Taxes on a portion of the mobility allowance:

Catalogue value x 6/7 x 4% (minimum €1,310 in 2018)

Exemption for rest of allowance

Pillar 1: Company car benefit-in-kind

Pillar 2: Exemption

Pillar 3: Exemption

Is the mobility budget more advantageous than the mobility allowance?

It depends!

Only the mobility budget enables your employee to opt for a more environmentally-friendly car. The budget remaining after opting for such a car can, at least for the most part, be used under the fully-exempt second pillar. However, the third pillar is discouraged, with the application of a special social security contribution of 38.07%.

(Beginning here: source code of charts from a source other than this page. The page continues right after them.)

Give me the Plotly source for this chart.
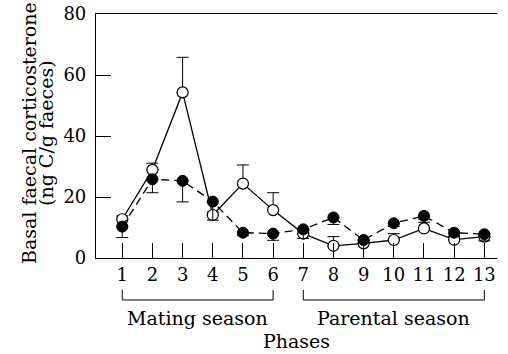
import plotly.graph_objects as go

phases = list(range(1, 14))
open_vals = [12.7, 28.9, 54.3, 14.1, 24.4, 15.7, 8.0, 4.0, 4.8, 5.9, 9.7, 6.0, 7.0]
open_err = [1.1, 2.2, 11.5, 1.0, 6.1, 5.7, 1.0, 3.0, 1.0, 2.1, 2.0, 1.0, 1.0]
filled_vals = [10.3, 25.8, 25.3, 18.5, 8.3, 8.0, 9.4, 13.3, 5.9, 11.4, 13.8, 8.3, 7.8]
filled_err = [3.6, 4.4, 6.9, 6.1, 1.0, 2.2, 3.0, 2.3, 1.0, 1.0, 1.0, 1.0, 2.2]
ytick_vals = [0, 20, 40, 60, 80]
seasons = [("Mating season", 1, 6), ("Parental season", 7, 13)]
ytitle_lines = ["Basal faecal corticosterone", "(ng C/g faeces)"]
xtitle = "Phases"

FONT = "DejaVu Serif"
WORD = 19
DIGIT = 18
fig = go.Figure()

fig.add_trace(go.Scatter(
    x=phases, y=open_vals, mode="lines+markers",
    line=dict(color="black", width=1.3),
    marker=dict(symbol="circle", size=11, color="white", line=dict(color="black", width=1.2)),
    error_y=dict(type="data", symmetric=False, array=open_err, arrayminus=[0]*13,
                 color="black", thickness=1, width=6),
    showlegend=False,
))
fig.add_trace(go.Scatter(
    x=phases, y=filled_vals, mode="lines+markers",
    line=dict(color="black", width=1.3, dash="8px,5px"),
    marker=dict(symbol="circle", size=11, color="black", line=dict(color="black", width=1)),
    error_y=dict(type="data", symmetric=False, array=[0]*13, arrayminus=filled_err,
                 color="black", thickness=1, width=6),
    showlegend=False,
))

shapes = []
annotations = []
for name, a, b in seasons:
    yb = -0.172
    ytop = -0.131
    shapes.append(dict(type="line", xref="x", yref="paper", x0=a, x1=b, y0=yb, y1=yb,
                       line=dict(color="black", width=1)))
    for xx in (a, b):
        shapes.append(dict(type="line", xref="x", yref="paper", x0=xx, x1=xx, y0=yb, y1=ytop,
                           line=dict(color="black", width=1)))
    annotations.append(dict(text=name, xref="x", yref="paper", x=(a + b) / 2, y=-0.246,
                            showarrow=False, font=dict(family=FONT, size=WORD, color="black"),
                            xanchor="center", yanchor="middle"))

annotations.append(dict(text=xtitle, xref="paper", yref="paper", x=0.5, y=-0.340,
                        showarrow=False, font=dict(family=FONT, size=WORD, color="black"),
                        xanchor="center", yanchor="middle"))

for i, line in enumerate(ytitle_lines):
    annotations.append(dict(text=line, xref="paper", yref="paper", x=0, y=0.5,
                            xshift=-67 + 17 * i, yshift=3, textangle=-90,
                            showarrow=False, font=dict(family=FONT, size=WORD, color="black"),
                            xanchor="center", yanchor="middle"))

fig.update_layout(
    width=508, height=354,
    margin=dict(l=96, r=11, t=14, b=96),
    paper_bgcolor="white", plot_bgcolor="white",
    font=dict(family=FONT, size=DIGIT, color="black"),
    shapes=shapes, annotations=annotations,
    xaxis=dict(range=[0.13, 13.42], tickmode="array", tickvals=phases,
               ticktext=[str(p) for p in phases], automargin=False,
               ticks="inside", ticklen=15, tickcolor="black", tickwidth=1,
               showline=True, linecolor="black", linewidth=1.2, mirror=True,
               showgrid=False, zeroline=False,
               tickfont=dict(family=FONT, size=DIGIT, color="black")),
    yaxis=dict(range=[0, 80], tickmode="array", tickvals=ytick_vals, automargin=False,
               ticks="inside", ticklen=15, tickcolor="black", tickwidth=1,
               ticklabelstandoff=5,
               showline=True, linecolor="black", linewidth=1.2,
               showgrid=False, zeroline=False,
               tickfont=dict(family=FONT, size=DIGIT, color="black")),
)

fig.write_html("out.html", config={"displayModeBar": False},
               post_script="document.body.style.margin='0';")
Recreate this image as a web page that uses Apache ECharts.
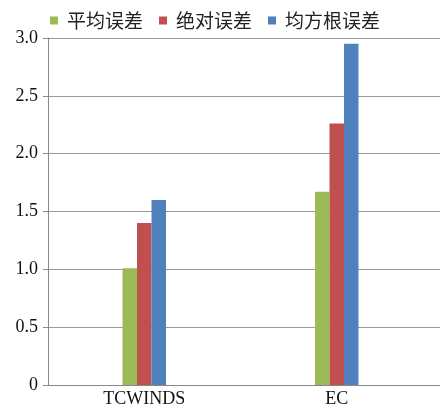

However, if your employee wishes to definitively give up his or her company car, the mobility allowance will, in principle, be more advantageous since it is treated in a similar way as a company car for tax and social security purposes. However, if the employee gives up the company car in favour of a mobility budget mainly devoted to the third pillar (cash payment), the employee will be penalised.

The choice between these two measures must be examined on a case-by-case basis.

The wait is nearly over…

The draft bill on the mobility budget in our possession is due to come into force on 1 October 2018. A royal decree will also be required to determine how the mobility budget is to be managed.

*Changes are already in the works for the mobility allowance

A change to the mobility allowance (cash for car) has already been proposed. The system that allows employees to give up their company car in exchange for an amount of money that is subject to beneficial treatment in terms of tax and social security is due to be made more flexible.

It is primarily the measures aimed at preventing abuse by new employees that would be abolished. In this way, not only would employees that actually have a company car be able to return their car, but employees eligible for a company car would also be able to benefit from “cash for car”.

As with the mobility budget, it will be possible to adjust the amount of the mobility allowance following a change of job or promotion.

This should enable a greater number of employees to benefit and make this measure more attractive.